TWIN FALLS — Whitney Romans and her mother had talked about her wedding day since she was a little girl. But she never imagined that day would be Sunday — or at a hospital.
Whitney’s mother, Debbie Tyler, has stage 4 endometrial cancer. Her health is declining and she’s on life support in the Intensive Care Unit at St. Luke’s Magic Valley Medical Center in Twin Falls.
“(The cancer) has caused a lot of severe complications,” Whitney said Thursday in a quiet, empty room in the ICU just a few doors down from her mother.
Whitney — who lives in Hampton, Va. — had never heard of an ICU wedding. But around noon Sunday, she and finance, Nathan, finalized their decision to get married — that day.
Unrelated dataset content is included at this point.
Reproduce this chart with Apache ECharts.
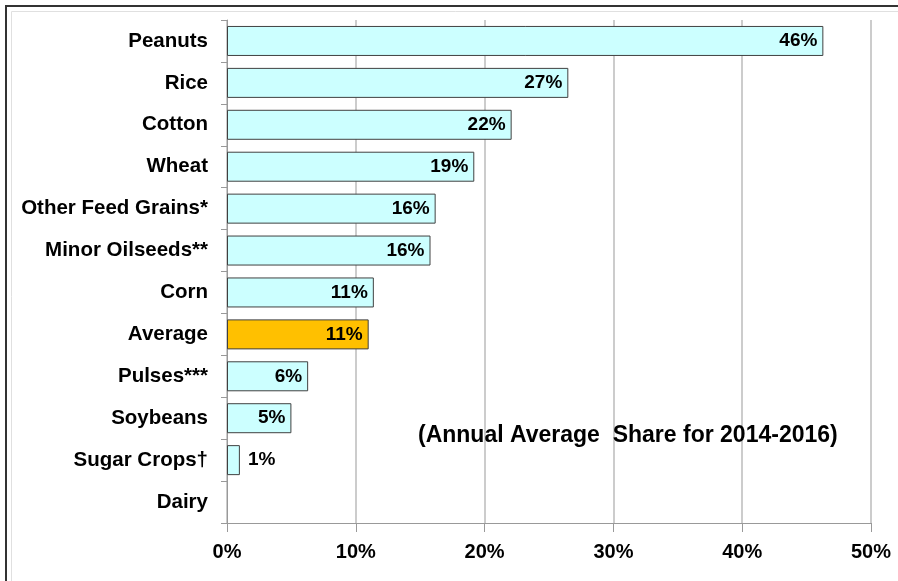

They’ve been together for eight years and engaged for more than four.
They wanted Whitney’s mother to be part of the celebration.
“I thought something that might make her very happy is to get married,” Whitney said.
On Sunday, ICU director Curt Egbert was sitting in a church class when he received a text message from a charge nurse. She asked if he had any ideas for how to make a nice wedding happen that day for a patient’s daughter.
“I’m not a party planner by any means,” Egbert said. He left the class and went to get his wife out of her class.
Initially, they thought they had two hours to pull together a wedding. As it turned out, they had a little longer. The wedding was delayed until 5 p.m. and then, until 6 p.m.
Egbert called his sister, ICU nurse April McQueen, for help. McQueen’s daughter got married about a year ago and had leftover wedding decorations.
Egbert and his wife also gathered up decorations from their own house to bring over to the hospital. Egbert’s wife and a few other family members brought in their wedding dresses to see if one would fit Whitney. McQueen’s daughter’s dress fit her perfectly.
A team of other St. Luke’s employees — from nurses to hospital administrators — pulled together to take care of decorations, photography and videography and flowers. St. Luke’s food service employees made food and wedding cake for a reception.
“It was a total, complete effort to make it memorable,” Egbert said.
St. Luke’s employees asked Romans what wedding colors she wanted. She decided on red and white. The wedding was in Whitney’s mother’s hospital room. The outside of the room was decorated with tulle and lights from Egbert’s Christmas tree.
Beyond decorating for the wedding, medical staff had another huge consideration: “We didn’t want to interfere with patient care,” Egbert said, since Whitney’s mother is very sick. Employees transformed the ICU waiting area into a reception room, complete with tables with red and white tablecloths, centerpiece decorations and fresh flowers.
“It’s pretty amazing what they were able to do in such a short amount of time,” Egbert said.
Whitney did her makeup in a hospital bathroom before the wedding ceremony. When she walked into the waiting room — which had been turned into the reception room — she saw a “Mr. and Mrs.” sign and burst into tears.
“I just started bawling,” she said. “It was just so beautiful.”
It didn’t feel like an ICU waiting room. “It was like we weren’t in the hospital for a moment,” Egbert said.
As the wedding ceremony started, Whitney walked down a white aisle runner in the ICU hallway leading to her mother’s room. About 20 to 30 guests — family members and friends — gathered just outside the room at the nurses’ station watching, many in tears.
Whitney and Nathan picked out a couple of songs for their ceremony, including a hymn her mother used to play for her father. They also called in a pastor to perform the ceremony.
They prayed over Whitney’s mother. “It was such a powerful thing,” Whitney said.
She told her mother after the wedding they’re planning to have a larger reception later, and she wants and expects to have her there. Whitney described her wedding day as “perfect.” And she thinks her mother loved it, too.
Whitney grew up in Spokane, Wash., and her mother was a single parent for many years. She said her mother is the most important person in her life. She worked at a drug and alcohol recovery center for women, where she touched many lives and often received visits from those she helped.
Whitney’s mother moved to the Magic Valley about a decade ago. She was diagnosed with cancer about a month after Whitney moved away to Virginia to start graduate school. She went through two rounds of chemotherapy at St. Luke’s Mountain States Tumor Institute.
Whitney and her family members have been at the ICU with her mother, and they’ve been hearing a lot about end-of-life decisions.
“This morning was especially hard,” she said Thursday afternoon. They had a family meeting scheduled that evening to weigh those decisions. “I just have this confidence and peace God can use this and heal her.”
Nathan flew back to Virginia on Wednesday. He plans to return Tuesday to Twin Falls.
Whitney is staying by her mother’s side in the ICU. Now, she and her family is asking for prayers. “We’re believing for a miracle.”